PORTLAND, Maine — The Indian company iYogi, which bills itself as the world’s largest technical support company, plans to locate its first North American call center in Lewiston through a partnership with Maine-based Argo Marketing.
The companies announced Thursday the expansion means they plan to hire 300 more workers to serve customers in North America, which iYogi said is its largest market.
“This center is about us getting closer to our customers, and adding value to them in every way that we can,” Vishal Dhar, iYogi’s co-founder and president of marketing, said in a news release.
The companies held a news conference Thursday morning in Lewiston that Gov. Paul LePage attended. LePage said it is “encouraging a company like iYogi can reverse what has typically been the trend and outsource jobs to America.”
The company said that it plans to hire during a job fair Monday at the Lewiston CareerCenter, from 9 a.m. to noon and 3 p.m. to 6 p.m. People who are hired will take part in a three-week training supported by the Maine Department of Labor.
The company said the expansion also will include some opportunities for employees to work from home.
Peter DelGreco, CEO of the site location consultancy Maine & Co., said that his company helped Argo in competing for the partnership agreement with iYogi.
“Recruiting businesses to move or expand their operations in a new area is a competitive process and we are thrilled that we could help educate iYogi on the many reasons Maine was their best solution,” DelGreco said.
Argo is headquartered in Lewiston and has branch offices in Pittsfield and South Portland.
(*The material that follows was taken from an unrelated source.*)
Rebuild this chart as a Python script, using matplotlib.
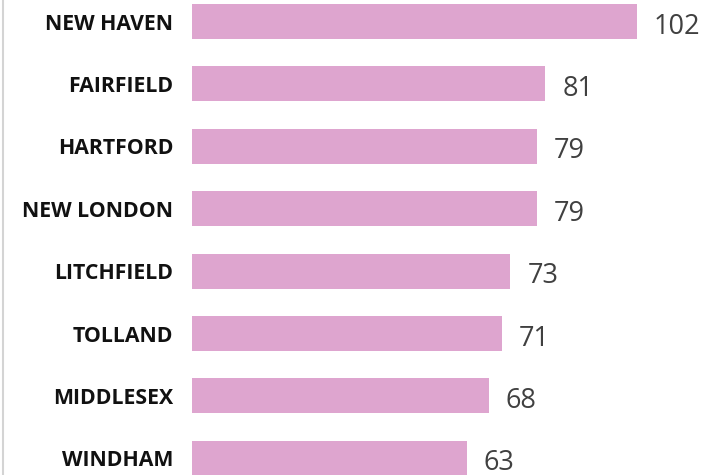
import matplotlib
matplotlib.use("Agg")
import matplotlib.pyplot as plt

counties = ["NEW HAVEN", "FAIRFIELD", "HARTFORD", "NEW LONDON",
            "LITCHFIELD", "TOLLAND", "MIDDLESEX", "WINDHAM"]
values = [102, 81, 79, 79, 73, 71, 68, 63]

W, H = 728, 475
fig = plt.figure(figsize=(W / 100, H / 100), dpi=100)
x0 = 192
ax = fig.add_axes([x0 / W, 0, 1 - x0 / W, 1])

px_per_unit = (637 - 192) / 102.0
ax.set_xlim(0, (W - x0) / px_per_unit)
pitch = 62.4
c0 = 21.5
ax.set_ylim((H - c0) / pitch, -c0 / pitch)

ys = list(range(len(counties)))
ax.barh(ys, values, height=35 / pitch, color="#DEA5CF", edgecolor="none")

for y, v in zip(ys, values):
    ax.annotate(str(v), xy=(v, y), xytext=(17, -5), textcoords="offset pixels",
                ha="left", va="center", fontsize=19.5, color="#404040",
                family="Open Sans")

ax.set_yticks(ys)
ax.set_yticklabels(counties, fontsize=15.3, fontweight="bold", family="Open Sans",
                   color="#111111")
ax.tick_params(axis="y", length=0, pad=13.5)
ax.set_xticks([])
for s in ax.spines.values():
    s.set_visible(False)

# left grey border line
fig.add_artist(plt.Line2D([2.5 / W, 2.5 / W], [0, 1], transform=fig.transFigure,
                          color="#D4D4D4", linewidth=1.5))

fig.savefig("out.png", dpi=100)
It completed a $2.6 million expansion into the former McCrory’s department store in late 2013.
On June 24, the Sun Journal reported, a federal judge approved allowing current and former customer service and sales staff at all three of its locations to join a complaint by several former employees who claim they are owed overtime pay.
Jason Levesque, Argo’s owner and CEO, told the newspaper after the lawsuit was initially filed in March that “five or six disgruntled employees out of 500 are looking at making something up.”